Mission
Why we built ACTI Analytics and the problem it solves.
The problem
Technology has transformed education, but it arrived faster than schools could adapt. Laptops were placed in front of every student without a clear framework for managing the distraction they introduce.
In the past, a distracted classroom was obvious. Students talked, passed notes, stared out the window. Teachers could see it and respond. That is no longer the case. A student on a laptop can appear completely focused while doing the opposite. A silent, seemingly well-behaved class is no longer a reliable sign that good learning is happening.
Teachers know something has changed, but they have no way to measure it. They can't see what's on 25 screens at once, and they don't have the data to know which lessons land and which ones lose the room.
What ACTI Analytics does
ACTI Analytics is the first platform that lets teachers and school administrators quantify what is actually happening on student devices during class time. Not as a surveillance tool, but as a feedback mechanism.
Teachers can see how each class went, understand what worked and what didn't, and get real insight into how to improve. They can compare periods, spot patterns across the week, and receive AI-generated suggestions based on their own classroom data.
School administrators get a clear picture of what is happening across the school. Existing solutions for monitoring student devices place the burden of responsibility on students, but the reality is that most students are not intrinsically motivated to stay on task. They need to be engaged, and the learning environment has a significant effect on that. Teachers, timetable structure, time of day, subject sequencing all play a role. ACTI gives administrators the data to understand what correlates with distraction so they can act on it.
For schools that don't yet understand their distraction
Many schools know distraction is likely a problem but don't know where to start. They don't know how bad it is, where it's worst, or what to change first.
ACTI gives these schools a starting point. It lets them see the scale of the problem, identify which year groups, periods, and classrooms are most affected, and begin to grapple with it using real numbers instead of guesswork.
From there, the platform provides next steps: which teaching strategies are already working within the school so they can be shared, what times of day naturally weigh on student focus so that active subjects like sport and PE can be placed there instead, and how to structure professional development around what the data actually shows.
For schools that have restricted technology
Some schools have responded to distraction by heavily limiting technology usage.
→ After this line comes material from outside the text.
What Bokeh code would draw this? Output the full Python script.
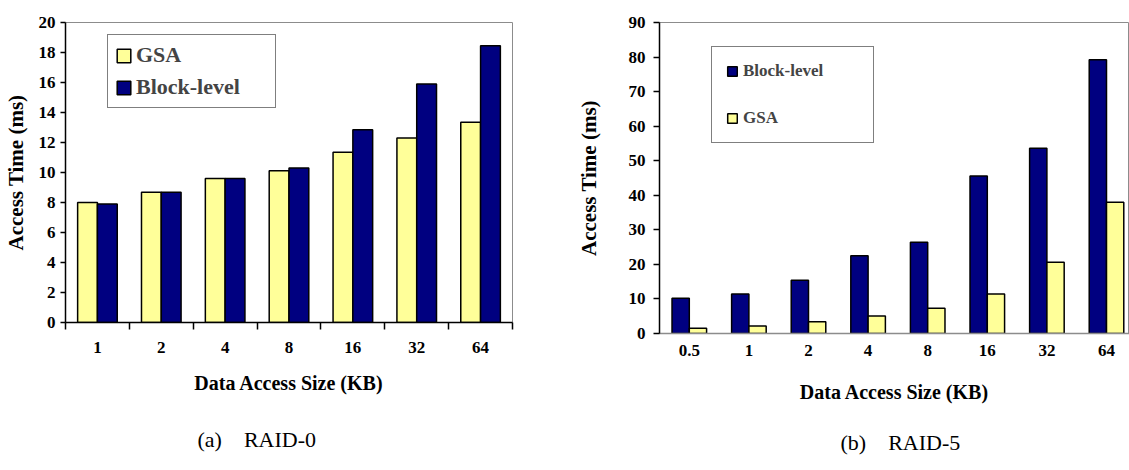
from bokeh.plotting import figure
from bokeh.models import (Range1d, FixedTicker, Legend, LegendItem, Title)
from bokeh.layouts import row
from bokeh.embed import file_html
from bokeh.resources import INLINE

# ---------------- data ----------------
sizes_a = ["1", "2", "4", "8", "16", "32", "64"]
gsa_a = [8.0, 8.68, 9.6, 10.12, 11.35, 12.3, 13.35]
block_a = [7.9, 8.68, 9.6, 10.3, 12.85, 15.9, 18.45]

sizes_b = ["0.5", "1", "2", "4", "8", "16", "32", "64"]
block_b = [10.2, 11.4, 15.4, 22.5, 26.4, 45.6, 53.6, 79.2]
gsa_b = [1.5, 2.2, 3.4, 5.1, 7.3, 11.4, 20.6, 38.0]

yticks_a = list(range(0, 21, 2))
yticks_b = list(range(0, 91, 10))

caption_a = "(a)\u00a0\u00a0\u00a0\u00a0RAID-0"
caption_b = "(b)\u00a0\u00a0\u00a0\u00a0RAID-5"

YELLOW = "#FFFF99"
NAVY = "#000080"
FONT = "Liberation Serif"
GRAY = "#8c8c8c"


def style_common(p):
    p.outline_line_color = GRAY
    p.outline_line_width = 1
    p.xgrid.visible = False
    p.ygrid.visible = False
    p.background_fill_color = "white"
    p.border_fill_color = "white"
    for ax in (p.xaxis[0], p.yaxis[0]):
        ax.major_label_text_font = FONT
        ax.major_label_text_font_style = "bold"
        ax.major_label_text_color = "black"
        ax.axis_label_text_font = FONT
        ax.axis_label_text_font_style = "bold"
        ax.axis_label_text_color = "black"
        ax.minor_tick_line_color = None


# ---------------- chart (a) ----------------
n_a = len(sizes_a)
xs_a = list(range(n_a))
pa = figure(frame_width=447, frame_height=300, min_border_left=65, min_border_right=48,
            min_border_top=22, min_border_bottom=148,
            x_range=Range1d(-0.5, n_a - 0.5), y_range=Range1d(0, 20),
            output_backend="svg", toolbar_location=None)
bw_a = 0.31
r_gsa_a = pa.vbar(x=[x - bw_a / 2 for x in xs_a], top=gsa_a, width=bw_a, bottom=0,
                  fill_color=YELLOW, line_color="black", line_width=1.5)
r_blk_a = pa.vbar(x=[x + bw_a / 2 for x in xs_a], top=block_a, width=bw_a, bottom=0,
                  fill_color=NAVY, line_color="black", line_width=1.5)
style_common(pa)
xa = pa.xaxis[0]
xa.ticker = FixedTicker(ticks=xs_a, minor_ticks=[x - 0.5 for x in xs_a] + [n_a - 0.5])
xa.major_label_overrides = {x: s for x, s in zip(xs_a, sizes_a)}
xa.major_tick_line_color = None
xa.major_tick_out = 0
xa.minor_tick_line_color = "black"
xa.minor_tick_line_width = 1.5
xa.minor_tick_out = 7
xa.minor_tick_in = 0
xa.axis_line_color = "black"
xa.axis_line_width = 1.5
xa.major_label_text_font_size = "17px"
xa.major_label_standoff = 12
xa.axis_label = "Data Access Size (KB)"
xa.axis_label_text_font_size = "20px"
xa.axis_label_standoff = 16
ya = pa.yaxis[0]
ya.ticker = FixedTicker(ticks=yticks_a)
ya.major_tick_out = 5
ya.major_tick_in = 0
ya.major_tick_line_width = 1.5
ya.axis_line_width = 1.5
ya.major_label_text_font_size = "17px"
ya.major_label_standoff = 5
ya.axis_label = "Access Time (ms)"
ya.axis_label_text_font_size = "21px"
ya.axis_label_standoff = 8

leg_a = Legend(items=[LegendItem(label="GSA", renderers=[r_gsa_a]),
                      LegendItem(label="Block-level", renderers=[r_blk_a])],
               location=(42, 214), border_line_color="black", border_line_width=1.5,
               padding=7, spacing=6, glyph_width=17, glyph_height=17,
               label_height=17, label_width=132, label_standoff=4,
               label_text_font=FONT, label_text_font_style="bold",
               label_text_font_size="22px", margin=0, background_fill_alpha=1)
pa.add_layout(leg_a)

pa.add_layout(Title(text=caption_a, align="left", offset=132, standoff=56,
                    text_font=FONT, text_font_style="normal", text_font_size="22px",
                    text_color="black"), "below")

# ---------------- chart (b) ----------------
n_b = len(sizes_b)
xs_b = list(range(n_b))
step_b = 59.6
pb = figure(frame_width=470, frame_height=311, min_border_left=99, min_border_right=0,
            min_border_top=16, min_border_bottom=143,
            x_range=Range1d(-0.5, -0.5 + 470 / step_b), y_range=Range1d(0, 90),
            output_backend="svg", toolbar_location=None)
bw_b = 0.29
r_blk_b = pb.vbar(x=[x - bw_b / 2 for x in xs_b], top=block_b, width=bw_b, bottom=0,
                  fill_color=NAVY, line_color="black", line_width=1.5)
r_gsa_b = pb.vbar(x=[x + bw_b / 2 for x in xs_b], top=gsa_b, width=bw_b, bottom=0,
                  fill_color=YELLOW, line_color="black", line_width=1.5)
style_common(pb)
xb = pb.xaxis[0]
xb.ticker = FixedTicker(ticks=xs_b)
xb.major_label_overrides = {x: s for x, s in zip(xs_b, sizes_b)}
xb.major_tick_line_color = None
xb.major_tick_out = 0
xb.axis_line_color = GRAY
xb.axis_line_width = 1.5
xb.major_label_text_font_size = "17px"
xb.major_label_standoff = 11
xb.axis_label = "Data Access Size (KB)"
xb.axis_label_text_font_size = "20px"
xb.axis_label_standoff = 22
yb = pb.yaxis[0]
yb.ticker = FixedTicker(ticks=yticks_b)
yb.major_tick_out = 6
yb.major_tick_in = 0
yb.major_tick_line_width = 1.5
yb.axis_line_width = 1.5
yb.major_label_text_font_size = "17px"
yb.major_label_standoff = 8
yb.axis_label = "Access Time (ms)"
yb.axis_label_text_font_size = "21px"
yb.axis_label_standoff = 25

leg_b = Legend(items=[LegendItem(label="Block-level", renderers=[r_blk_b]),
                      LegendItem(label="GSA", renderers=[r_gsa_b])],
               location=(52, 190), border_line_color="black", border_line_width=1.5,
               padding=14, spacing=27, glyph_width=12, glyph_height=12,
               label_height=18, label_width=116, label_standoff=5,
               label_text_font=FONT, label_text_font_style="bold",
               label_text_font_size="17px", margin=0, background_fill_alpha=1)
pb.add_layout(leg_b)

pb.add_layout(Title(text=caption_b, align="left", offset=181, standoff=44,
                    text_font=FONT, text_font_style="normal", text_font_size="22px",
                    text_color="black"), "below")

layout = row(pa, pb, spacing=0)
open("out.html", "w").write(file_html(layout, INLINE))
This is a reasonable reaction, but it comes at a cost. Students miss out on the genuine educational benefits that technology provides when used well.
ACTI Analytics gives these schools a framework to reintroduce technology in a measured, structured way. Because the platform provides quantified statistics on distraction, schools can test changes incrementally and measure the result. Open up laptops for one subject, one year group, one week, and see what happens.
Instead of opening the floodgates and hoping for the best, it becomes closer to a scientific method. Test, measure, adjust. Schools can find the balance between access and focus without having to guess.